= Work to be completed =
Where a line below holds the string "this", copy that line.

= Data supplied =
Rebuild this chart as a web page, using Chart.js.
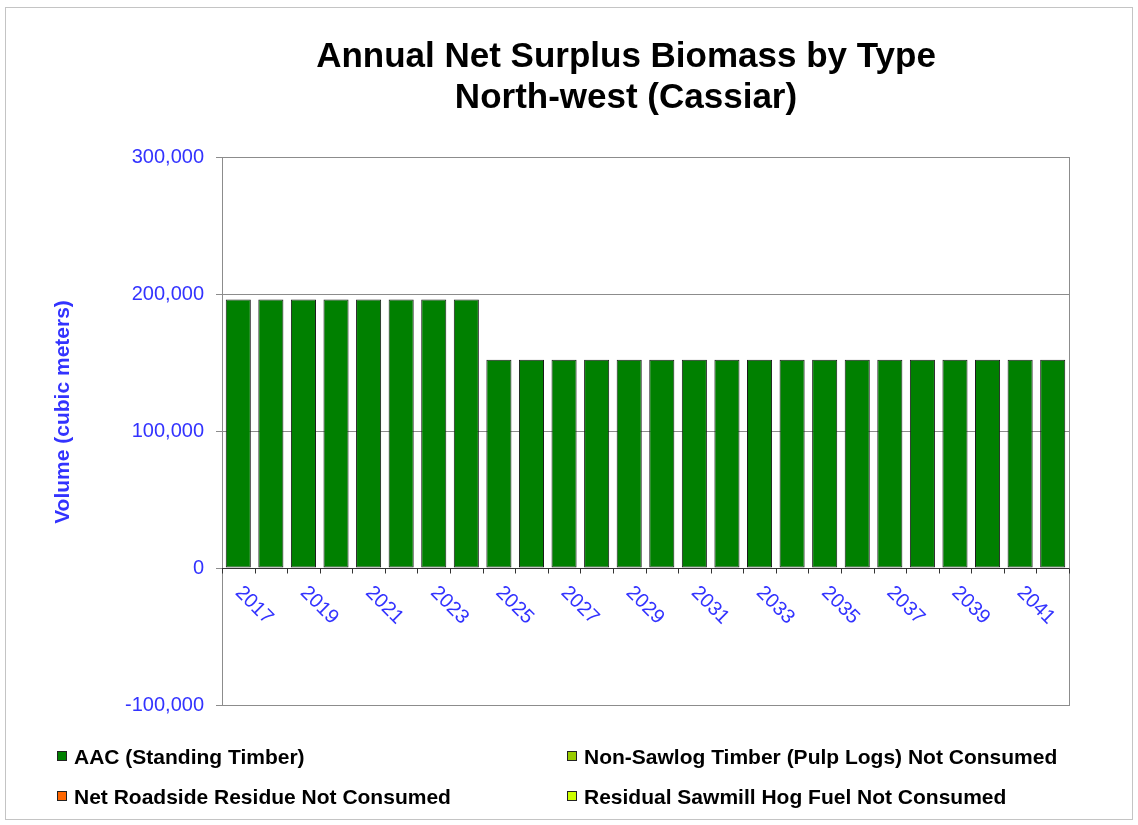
<!DOCTYPE html>
<html><head><meta charset="utf-8">
<style>html,body{margin:0;padding:0;background:#fff;}canvas{display:block;}</style>
<script src="https://cdn.jsdelivr.net/npm/chart.js@4.4.0/dist/chart.umd.min.js"></script>
</head><body>
<canvas id="c" width="1138" height="825"></canvas>
<script>
const titleLines = ["Annual Net Surplus Biomass by Type", "North-west (Cassiar)"];
const yAxisTitle = "Volume (cubic meters)";
const categories = ["2017","2018","2019","2020","2021","2022","2023","2024","2025","2026","2027","2028","2029","2030","2031","2032","2033","2034","2035","2036","2037","2038","2039","2040","2041","2042"];
const xTickLabels = ["2017","2019","2021","2023","2025","2027","2029","2031","2033","2035","2037","2039","2041"];
const yTicks = [-100000, 0, 100000, 200000, 300000];
const aacStanding = [196000,196000,196000,196000,196000,196000,196000,196000,152000,152000,152000,152000,152000,152000,152000,152000,152000,152000,152000,152000,152000,152000,152000,152000,152000,152000];
const nonSawlog = [0,0,0,0,0,0,0,0,0,0,0,0,0,0,0,0,0,0,0,0,0,0,0,0,0,0];
const roadsideResidue = [0,0,0,0,0,0,0,0,0,0,0,0,0,0,0,0,0,0,0,0,0,0,0,0,0,0];
const sawmillHogFuel = [0,0,0,0,0,0,0,0,0,0,0,0,0,0,0,0,0,0,0,0,0,0,0,0,0,0];
const seriesNames = ["AAC (Standing Timber)", "Non-Sawlog Timber (Pulp Logs) Not Consumed", "Net Roadside Residue Not Consumed", "Residual Sawmill Hog Fuel Not Consumed"];
const seriesColors = ["#008000", "#99CC00", "#FF6600", "#CCFF00"];

const FONT = "Arial, 'Liberation Sans', sans-serif";
const BLUE = "#3333FF";

const decor = {
  id: 'decor',
  afterDatasetsDraw(chart) {
    const ctx = chart.ctx, a = chart.chartArea, x = chart.scales.x, y = chart.scales.y;
    ctx.save();
    // plot area frame
    ctx.strokeStyle = '#8c8c8c'; ctx.lineWidth = 1;
    ctx.strokeRect(Math.round(a.left) + 0.5, Math.round(a.top) + 0.5, Math.round(a.right - a.left), Math.round(a.bottom - a.top));
    // zero line + category tick marks
    const zy = Math.round(y.getPixelForValue(0)) + 0.5;
    ctx.strokeStyle = '#333333';
    ctx.beginPath(); ctx.moveTo(a.left, zy); ctx.lineTo(a.right, zy); ctx.stroke();
    const n = categories.length;
    const step = (a.right - a.left) / n;
    ctx.beginPath();
    for (let i = 0; i <= n; i++) {
      const bx = Math.round(i < n ? x.getPixelForValue(i) - step / 2 : x.getPixelForValue(n - 1) + step / 2) + 0.5;
      ctx.moveTo(bx, zy); ctx.lineTo(bx, zy + 5);
    }
    ctx.stroke();
    // x labels rotated 45deg
    ctx.fillStyle = BLUE; ctx.font = "20px " + FONT;
    ctx.textAlign = 'left'; ctx.textBaseline = 'middle';
    categories.forEach((c, i) => {
      if (!xTickLabels.includes(c)) return;
      const cx = x.getPixelForValue(i);
      ctx.save(); ctx.translate(cx, zy + 21); ctx.rotate(Math.PI / 4);
      ctx.fillText(c, 0, 0); ctx.restore();
    });
    ctx.restore();
  },
  afterDraw(chart) {
    const ctx = chart.ctx;
    ctx.save();
    // outer frame
    ctx.strokeStyle = '#c4c4c4'; ctx.lineWidth = 1;
    ctx.strokeRect(5.5, 7.5, 1127, 812);
    // title
    ctx.fillStyle = '#000'; ctx.font = "bold 35px " + FONT;
    ctx.textAlign = 'center'; ctx.textBaseline = 'alphabetic';
    ctx.fillText(titleLines[0], 626, 67);
    ctx.fillText(titleLines[1], 626, 108);
    // y title
    ctx.save(); ctx.translate(63, 412); ctx.rotate(-Math.PI / 2);
    ctx.fillStyle = BLUE; ctx.font = "bold 21px " + FONT;
    ctx.textBaseline = 'middle'; ctx.fillText(yAxisTitle, 0, 0); ctx.restore();
    // legend (2 columns)
    const pos = [[57, 758], [567, 758], [57, 798], [567, 798]];
    ctx.font = "bold 21px " + FONT; ctx.textAlign = 'left'; ctx.textBaseline = 'middle';
    chart.data.datasets.forEach((ds, i) => {
      const [lx, ly] = pos[i];
      ctx.fillStyle = ds.backgroundColor;
      ctx.fillRect(lx, ly - 7, 10, 10);
      ctx.strokeStyle = '#222'; ctx.strokeRect(lx + 0.5, ly - 6.5, 9, 9);
      ctx.fillStyle = '#000';
      ctx.fillText(ds.label, lx + 17, ly);
    });
    ctx.restore();
  }
};

new Chart(document.getElementById('c'), {
  type: 'bar',
  data: {
    labels: categories,
    datasets: [
      { label: seriesNames[0], data: aacStanding, backgroundColor: seriesColors[0] },
      { label: seriesNames[1], data: nonSawlog, backgroundColor: seriesColors[1] },
      { label: seriesNames[2], data: roadsideResidue, backgroundColor: seriesColors[2] },
      { label: seriesNames[3], data: sawmillHogFuel, backgroundColor: seriesColors[3] }
    ].map(d => Object.assign(d, { borderColor: '#1a1a1a', borderWidth: 1, barPercentage: 0.77, categoryPercentage: 1.0, borderSkipped: false }))
  },
  options: {
    responsive: false, animation: false, devicePixelRatio: 1,
    layout: { padding: { left: 0, right: 69, top: 157, bottom: 120 } },
    plugins: { legend: { display: false }, title: { display: false }, tooltip: { enabled: false } },
    scales: {
      x: { stacked: true, display: false },
      y: {
        stacked: true, min: yTicks[0], max: yTicks[yTicks.length - 1],
        afterBuildTicks: s => { s.ticks = yTicks.map(v => ({ value: v })); },
        afterFit: s => { s.width = 222; },
        ticks: { color: BLUE, font: { size: 20, family: FONT }, padding: 12,
          callback: v => v.toLocaleString('en-US') },
        grid: { color: '#8c8c8c', tickLength: 6, tickColor: '#8c8c8c' },
        border: { display: true, color: '#8c8c8c' }
      }
    }
  },
  plugins: [decor]
});
</script>
</body></html>
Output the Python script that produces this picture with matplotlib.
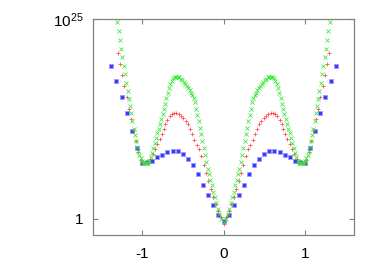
import numpy as np
import matplotlib
matplotlib.use("Agg")
import matplotlib.pyplot as plt

plt.rcParams['font.family'] = ['Liberation Sans', 'DejaVu Sans']
plt.rcParams['axes.unicode_minus'] = False
plt.rcParams['mathtext.default'] = 'regular'

# ---- data (exponents are log10 of the plotted value) ----
green_x = [-1.300, -1.284, -1.268, -1.254, -1.239, -1.223, -1.207, -1.191, -1.175, -1.159,
           -1.145, -1.130, -1.116, -1.101, -1.087, -1.073, -1.059, -1.045, -1.030, -1.015,
           -1.000, -0.985, -0.970, -0.955, -0.940, -0.925, -0.910, -0.893, -0.876, -0.859,
           -0.842, -0.826, -0.810, -0.794, -0.778, -0.762, -0.747, -0.732, -0.716, -0.700,
           -0.684, -0.668, -0.650, -0.632, -0.614, -0.596, -0.578, -0.560, -0.542, -0.524,
           -0.506, -0.488, -0.470, -0.452, -0.434, -0.416, -0.398, -0.382, -0.366, -0.350,
           -0.335, -0.320, -0.305, -0.290, -0.275, -0.260, -0.245, -0.230, -0.213, -0.196,
           -0.179, -0.162, -0.145, -0.128, -0.110, -0.091, -0.072, -0.052, -0.028, 0.000,
           0.028, 0.052, 0.072, 0.091, 0.110, 0.128, 0.145, 0.162, 0.179, 0.196,
           0.213, 0.230, 0.245, 0.260, 0.275, 0.290, 0.305, 0.320, 0.335, 0.350,
           0.366, 0.382, 0.398, 0.416, 0.434, 0.452, 0.470, 0.488, 0.506, 0.524,
           0.542, 0.560, 0.578, 0.596, 0.614, 0.632, 0.650, 0.668, 0.684, 0.700,
           0.716, 0.732, 0.747, 0.762, 0.778, 0.794, 0.810, 0.826, 0.842, 0.859,
           0.876, 0.893, 0.910, 0.925, 0.940, 0.955, 0.970, 0.985, 1.000, 1.015,
           1.030, 1.045, 1.059, 1.073, 1.087, 1.101, 1.116, 1.130, 1.145, 1.159,
           1.175, 1.191, 1.207, 1.223, 1.239, 1.254, 1.268, 1.284, 1.300]
green_exp = [24.6, 23.5, 22.4, 21.3, 20.25, 19.1, 18.1, 17.0, 16.0, 15.0,
             14.1, 13.2, 12.25, 11.3, 10.5, 9.8, 9.0, 8.45, 8.0, 7.6,
             7.3, 7.05, 7.0, 6.95, 7.0, 7.05, 7.3, 7.8, 8.3, 8.9,
             9.5, 10.1, 10.7, 11.3, 11.9, 12.5, 13.1, 13.7, 14.4, 15.1,
             15.8, 16.4, 16.9, 17.3, 17.6, 17.75, 17.8, 17.8, 17.7, 17.55,
             17.35, 17.15, 16.9, 16.65, 16.4, 16.1, 15.8, 15.45, 15.1, 14.6,
             13.7, 13.0, 12.3, 11.4, 10.6, 9.8, 8.9, 8.0, 7.1, 6.3,
             5.6, 4.9, 4.2, 3.4, 2.7, 2.0, 1.25, 0.6, 0.0, -0.35,
             0.0, 0.6, 1.25, 2.0, 2.7, 3.4, 4.2, 4.9, 5.6, 6.3,
             7.1, 8.0, 8.9, 9.8, 10.6, 11.4, 12.3, 13.0, 13.7, 14.6,
             15.1, 15.45, 15.8, 16.1, 16.4, 16.65, 16.9, 17.15, 17.35, 17.55,
             17.7, 17.8, 17.8, 17.75, 17.6, 17.3, 16.9, 16.4, 15.8, 15.1,
             14.4, 13.7, 13.1, 12.5, 11.9, 11.3, 10.7, 10.1, 9.5, 8.9,
             8.3, 7.8, 7.3, 7.05, 7.0, 6.95, 7.0, 7.05, 7.3, 7.6,
             8.0, 8.45, 9.0, 9.8, 10.5, 11.3, 12.25, 13.2, 14.1, 15.0,
             16.0, 17.0, 18.1, 19.1, 20.25, 21.3, 22.4, 23.5, 24.6]

red_x = [-1.296, -1.268, -1.240, -1.214, -1.187, -1.159, -1.130, -1.101, -1.073, -1.044,
         -1.015, -0.986, -0.957, -0.928, -0.899, -0.870, -0.841, -0.812, -0.783, -0.758,
         -0.735, -0.712, -0.688, -0.662, -0.634, -0.606, -0.577, -0.549, -0.520, -0.491,
         -0.463, -0.435, -0.408, -0.382, -0.356, -0.330, -0.302, -0.272, -0.245, -0.217,
         -0.188, -0.158, -0.128, -0.098, -0.068, -0.035, 0.000,
         0.035, 0.068, 0.098, 0.128, 0.158, 0.188, 0.217, 0.245, 0.272, 0.302,
         0.330, 0.356, 0.382, 0.408, 0.435, 0.463, 0.491, 0.520, 0.549, 0.577,
         0.606, 0.634, 0.662, 0.688, 0.712, 0.735, 0.758, 0.783, 0.812, 0.841,
         0.870, 0.899, 0.928, 0.957, 0.986, 1.015, 1.044, 1.073, 1.101, 1.130,
         1.159, 1.187, 1.214, 1.240, 1.268, 1.296]
red_exp = [20.7, 19.4, 18.0, 16.6, 15.2, 13.8, 12.5, 11.1, 9.8, 8.4,
           7.4, 7.05, 7.0, 7.05, 7.5, 8.1, 8.8, 9.4, 10.0, 10.6,
           11.3, 11.9, 12.4, 12.85, 13.1, 13.25, 13.25, 13.1, 12.9, 12.6,
           12.25, 11.85, 11.3, 10.6, 9.9, 9.3, 8.7, 7.9, 6.8, 5.8,
           4.8, 3.8, 2.8, 1.9, 1.0, 0.3, -0.6,
           0.3, 1.0, 1.9, 2.8, 3.8, 4.8, 5.8, 6.8, 7.9, 8.7,
           9.3, 9.9, 10.6, 11.3, 11.85, 12.25, 12.6, 12.9, 13.1, 13.25,
           13.25, 13.1, 12.85, 12.4, 11.9, 11.3, 10.6, 10.0, 9.4, 8.8,
           8.1, 7.5, 7.05, 7.0, 7.05, 7.4, 8.4, 9.8, 11.1, 12.5,
           13.8, 15.2, 16.6, 18.0, 19.4, 20.7]

blue_x = [-1.375, -1.3125, -1.25, -1.1875, -1.125, -1.0625, -1.0, -0.9375, -0.875, -0.8125,
          -0.75, -0.6875, -0.625, -0.5625, -0.5, -0.4375, -0.375, -0.3125, -0.25, -0.1875,
          -0.125, -0.0625, 0.0, 0.0625, 0.125, 0.1875, 0.25, 0.3125, 0.375, 0.4375,
          0.5, 0.5625, 0.625, 0.6875, 0.75, 0.8125, 0.875, 0.9375, 1.0, 1.0625,
          1.125, 1.1875, 1.25, 1.3125, 1.375]
blue_exp = [19.1, 17.3, 15.3, 13.2, 11.0, 8.9, 7.0, 7.1, 7.3, 7.7,
            8.0, 8.4, 8.55, 8.45, 8.1, 7.5, 6.7, 5.6, 4.3, 3.0,
            1.7, 0.5, -0.3, 0.5, 1.7, 3.0, 4.3, 5.6, 6.7, 7.5,
            8.1, 8.45, 8.55, 8.4, 8.0, 7.7, 7.3, 7.1, 7.0, 8.9,
            11.0, 13.2, 15.3, 17.3, 19.1]

x_ticks = [-1, 0, 1]
x_ticklabels = ['-1', '0', '1']
y_ticks = [1, 1e25]
y_ticklabels = ['1', '$10^{25}$']

# ---- figure ----
fig = plt.figure(figsize=(3.82, 2.67), dpi=100)
ax = fig.add_axes([93 / 382, 1 - 234.5 / 267, (354 - 93) / 382, (234.5 - 19) / 267])

ax.plot(blue_x, 10.0 ** np.array(blue_exp), linestyle='none', marker='s', ms=2.2,
        mfc='#3a3aff', mec='#9a9aff', mew=0.6)
ax.plot(red_x, 10.0 ** np.array(red_exp), linestyle='none', marker='+', ms=3.0,
        color='#ff4a4a', mew=0.55)
ax.plot(green_x, 10.0 ** np.array(green_exp), linestyle='none', marker='x', ms=2.8,
        color='#30e830', mew=0.55)

ax.set_yscale('log')
ax.set_xlim(-1.6, 1.6)
ax.set_ylim(10 ** -1.94, 1e25)
ax.set_xticks(x_ticks)
ax.set_xticklabels(x_ticklabels)
ax.set_yticks(y_ticks)
ax.set_yticklabels(y_ticklabels)
ax.yaxis.set_minor_locator(matplotlib.ticker.NullLocator())

for s in ax.spines.values():
    s.set_color('#808080')
    s.set_linewidth(0.9)
ax.tick_params(direction='in', length=3.5, width=0.8, color='#808080',
               top=True, right=True, labelsize=11, labelcolor='black')
ax.tick_params(axis='x', pad=9)
ax.tick_params(axis='y', pad=7)

fig.savefig('out.png', dpi=100)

= Solution to the problem =
Rebuild this chart as a web page, using Chart.js.
Output the Python script that produces this picture with matplotlib.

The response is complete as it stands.